Sous prétexte de réduire le déficit budgétaire (9,3 % en 2009, 7,3 % prévus cette année), de « défendre la crédibilité internationale du pays et de garantir le financement de notre économie », le gouvernement socialiste de José Socrates a fait adopter, en accord avec la droite, un budget 2011 qui est une déclaration de guerre à la classe ouvrière. Les 5 milliards économisés seraient fournis pour un tiers par des hausses d'impôts et pour deux tiers par des réductions de dépenses. Mais dans un cas comme dans l'autre, les travailleurs seront les plus frappés, et de loin.
Ainsi, la TVA va passer de 21 à 23 %, réduisant de près de 2,5 % salaires et pensions. Les salaires des fonctionnaires baisseront de 3 à 10 %, ce qui fera aussi pression sur les salaires du secteur privé, dans un pays où le salaire minimum est de 475 euros. Les pensions des retraités, déjà le plus souvent misérables, seront gelées. Quant au RMI, il va baisser, alors que le taux de chômage officiel se rapproche des 11 %. Le budget des municipalités perd 5 %, celui de la Santé 500 millions, celui de l'Éducation 400 millions, celui de la Sécurité sociale un milliard. L'État ne remplace qu'un salarié sur deux partant à la retraite et depuis des années multiplie les emplois précaires, en particulier dans l'Éducation : il va renvoyer l'an prochain 8 000 de ces enseignants précaires. Ce sont les autorités de l'Union européenne qui vont être contentes, elles qui se plaignent des « rigidités du marché du travail et de la formation des salaires » au Portugal !
Pour la bourgeoisie portugaise au contraire, ce sont de nouvelles largesses, sous forme de privatisations et d'exemptions d'impôts. Et pourtant, même si des pans entiers de l'industrie sont sinistrés, comme le textile ou la chaussure, les profits sont présents dans le secteur financier, refuge traditionnel d'une bourgeoisie parasitaire. Les quatre plus importantes banques privées ont réalisé 1,12 milliard de bénéfices sur les neuf premiers mois de l'année, 10 % de plus que pour la même période de l'an passé. Les obligations d'État à dix ans rapportent 6,4 %. Et lorsque Socrates a émis début octobre pour plus d'un milliard de bons du Trésor, la finance nationale et internationale a adoré, couvrant deux fois et demie l'offre. Les 500 millions de bons à trois mois se sont arrachés, les 531 millions de bons à un an aussi.

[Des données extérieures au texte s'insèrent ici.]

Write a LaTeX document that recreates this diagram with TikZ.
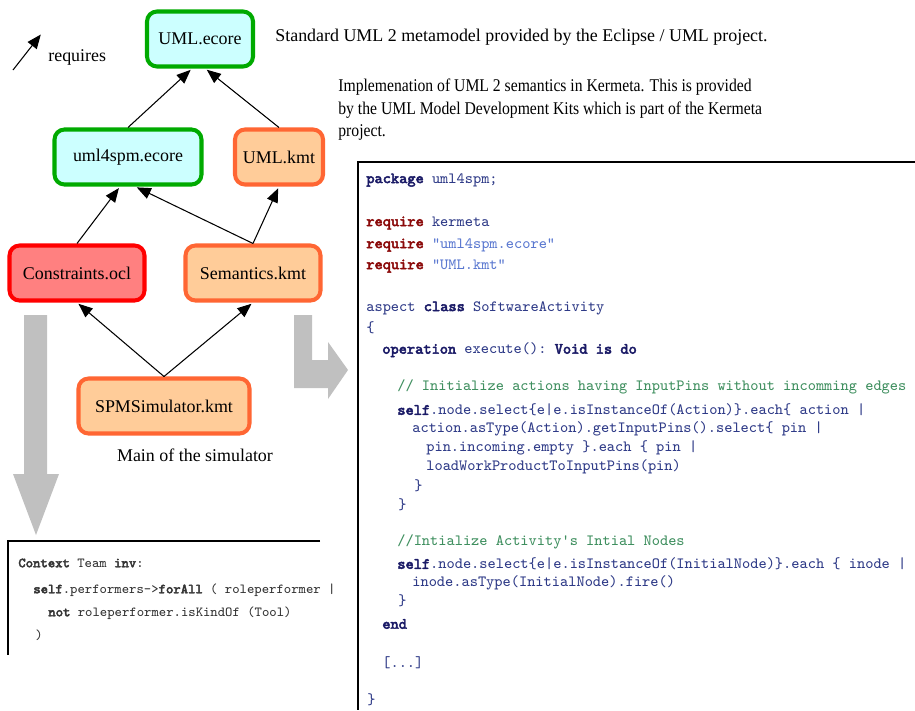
\documentclass[tikz,border=0pt]{standalone}
\usepackage{fontspec}
\setmainfont{Liberation Serif}
\setmonofont{Latin Modern Mono}[AutoFakeBold=3]
\newfontfamily\narrowserif{Liberation Serif}[FakeStretch=0.875]
\usetikzlibrary{arrows.meta}

\definecolor{ecorefill}{HTML}{CCFFFF}
\definecolor{ecoreline}{HTML}{00AA00}
\definecolor{kmtfill}{HTML}{FFCC99}
\definecolor{kmtline}{HTML}{FF6633}
\definecolor{oclfill}{HTML}{FF8080}
\definecolor{oclline}{HTML}{FF0000}
\definecolor{biggray}{HTML}{C0C0C0}
\definecolor{codefg}{HTML}{2E3A87}
\definecolor{codekw}{HTML}{1A1A66}
\definecolor{codereq}{HTML}{8B0A0A}
\definecolor{codestr}{HTML}{5A78D0}
\definecolor{codecmt}{HTML}{3F8F5F}

\newcommand{\kw}[1]{\textbf{\color{codekw}#1}}
\newcommand{\reqkw}[1]{\textbf{\color{codereq}#1}}
\newcommand{\strlit}[1]{{\color{codestr}#1}}
\newcommand{\cmt}[1]{{\color{codecmt}#1}}

\begin{document}
\begin{tikzpicture}[x=0.02cm, y=-0.02cm,
  file/.style={rounded corners=0.2cm, line width=2.3pt, minimum height=1.1cm,
               font=\fontsize{10.2}{12.5}\selectfont},
  ecore/.style={file, draw=ecoreline, fill=ecorefill},
  kmt/.style={file, draw=kmtline, fill=kmtfill},
  ocl/.style={file, draw=oclline, fill=oclfill},
  req/.style={-{Triangle[length=8pt,width=6.5pt]}, line width=0.6pt, shorten >=1.1pt},
  desc/.style={font=\fontsize{10.2}{12.6}\selectfont, inner sep=0pt},
  codeline/.style={anchor=west, inner sep=0pt, text=codefg,
                   font=\ttfamily\fontsize{8.9}{10}\selectfont},
  ocltext/.style={anchor=west, inner sep=0pt, text=black!80,
                  font=\ttfamily\fontsize{7.9}{9}\selectfont}]
\useasboundingbox (0,0) rectangle (915,710);

\node[ecore, minimum width=2.12cm] (umlecore) at (200,39) {UML.ecore};
\node[ecore, minimum width=2.94cm] (uml4spm) at (128,157) {uml4spm.ecore};
\node[kmt, minimum width=1.76cm] (umlkmt) at (279,157) {UML.kmt};
\node[ocl, minimum width=2.7cm] (constraints) at (77,273) {Constraints.ocl};
\node[kmt, minimum width=2.7cm] (semantics) at (253,273) {Semantics.kmt};
\node[kmt, minimum width=3.42cm] (simulator) at (164,406) {SPMSimulator.kmt};
\node[desc] (simnote) at (195,455) {Main of the simulator};

\draw[req] (uml4spm.north) -- ([xshift=-4.5pt]umlecore.south);
\draw[req] (umlkmt.north) -- ([xshift=3pt]umlecore.south);
\draw[req] (constraints.north) -- ([xshift=-4.5pt]uml4spm.south);
\draw[req] (semantics.north) -- ([xshift=4pt]uml4spm.south);
\draw[req] (semantics.north) -- (umlkmt.south);
\draw[req] (simulator.north) -- (constraints.south);
\draw[req] (simulator.north) -- (semantics.south);

% legend
\coordinate (legfoot) at (13,70);
\coordinate (leghead) at (42,33);
\draw[req] (legfoot) -- (leghead);
\node[desc, anchor=west] (reqlabel) at (48,57) {requires};

\node[desc, anchor=west] (stdnote) at (275,37)
  {Standard UML 2 metamodel provided by the Eclipse / UML project.};
\node[desc, anchor=north west, align=left,
      font=\narrowserif\fontsize{10.2}{12.6}\selectfont] (kmtnote) at (338,79)
  {Implemenation of UML 2 semantics in Kermeta. This is provided\\
   by the UML Model Development Kits which is part of the Kermeta\\
   project.};

\fill[biggray] (24,315) -- (47,315) -- (47,474) -- (59,474) -- (36,535) --
               (13,474) -- (24,474) -- cycle;
\fill[biggray] (294,315) -- (312,315) -- (312,360) -- (328,360) -- (328,342) --
               (348,370) -- (328,399) -- (328,388) -- (294,388) -- cycle;

\draw[line width=0.6pt] (915,162) -- (358,162) -- (358,710);
\node[codeline] (c1) at (366,180) {\kw{package} uml4spm;};
\node[codeline] (c2) at (366,223) {\reqkw{require} kermeta};
\node[codeline] (c3) at (366,245) {\reqkw{require} \strlit{"uml4spm.ecore"}};
\node[codeline] (c4) at (366,266) {\reqkw{require} \strlit{"UML.kmt"}};
\node[codeline] (c5) at (366,308) {aspect \kw{class} SoftwareActivity};
\node[codeline] (c6) at (366,328) {\{};
\node[codeline] (c7) at (382,350) {\kw{operation} execute(): \kw{Void is do}};
\node[codeline] (c8) at (397,387) {\cmt{// Initialize actions having InputPins without incomming edges}};
\node[codeline] (c9) at (397,410) {\kw{self}.node.select\{e|e.isInstanceOf(Action)\}.each\{ action |};
\node[codeline] (c10) at (412,429) {action.asType(Action).getInputPins().select\{ pin |};
\node[codeline] (c11) at (426,448) {pin.incoming.empty \}.each \{ pin |};
\node[codeline] (c12) at (426,467) {loadWorkProductToInputPins(pin)};
\node[codeline] (c13) at (414,486) {\}};
\node[codeline] (c14) at (398,505) {\}};
\node[codeline] (c15) at (397,542) {\cmt{//Intialize Activity's Intial Nodes}};
\node[codeline] (c16) at (397,564) {\kw{self}.node.select\{e|e.isInstanceOf(InitialNode)\}.each \{ inode |};
\node[codeline] (c17) at (412,583) {inode.asType(InitialNode).fire()};
\node[codeline] (c18) at (398,601) {\}};
\node[codeline] (c19) at (382,624) {\kw{end}};
\node[codeline] (c20) at (382,663) {[...]};
\node[codeline] (c21) at (367,700) {\}};

\draw[line width=0.6pt] (320,541) -- (8,541) -- (8,655);
\node[ocltext] (o1) at (18,563) {\textbf{Context} Team \textbf{inv}:};
\node[ocltext] (o2) at (33,590) {\textbf{self}.performers->\textbf{forAll} ( roleperformer |};
\node[ocltext] (o3) at (48,613) {\textbf{not} roleperformer.isKindOf (Tool)};
\node[ocltext] (o4) at (35,635) {)};
\end{tikzpicture}
\end{document}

Le gouvernement affirme que ce n'est pas de gaieté de cour qu'il adopte ces mesures d'austérité, mais qu'elles sont indispensables. Selon Socrates, « c'est la seule façon de protéger le pays contre la turbulence des marchés financiers ». Et Cavaco Silva, le président de droite, abonde dans le même sens, parlant de « juste répartition des sacrifices ».
Mais les travailleurs ne s'y trompent pas et ont multiplié les actions en ce mois de novembre. Le 3, les travailleurs des Impôts ont fait un jour de grève nationale avec manifestations, suivi par des grèves tournantes jusqu'à la fin du mois. Le 6, jour de grève dans la fonction publique, une manifestation de 100 000 personnes a parcouru Lisbonne. Même les syndicats de policiers y ont participé. Le 17, ce sont les étudiants qui ont manifesté.
La grève du 24 pourrait permettre de mesurer la mobilisation des salariés du privé, jusqu'ici peu appelés à la lutte par les confédérations. C'est pourtant cette lutte commune avec les travailleurs du public qui peut faire plier la bourgeoisie et son gouvernement.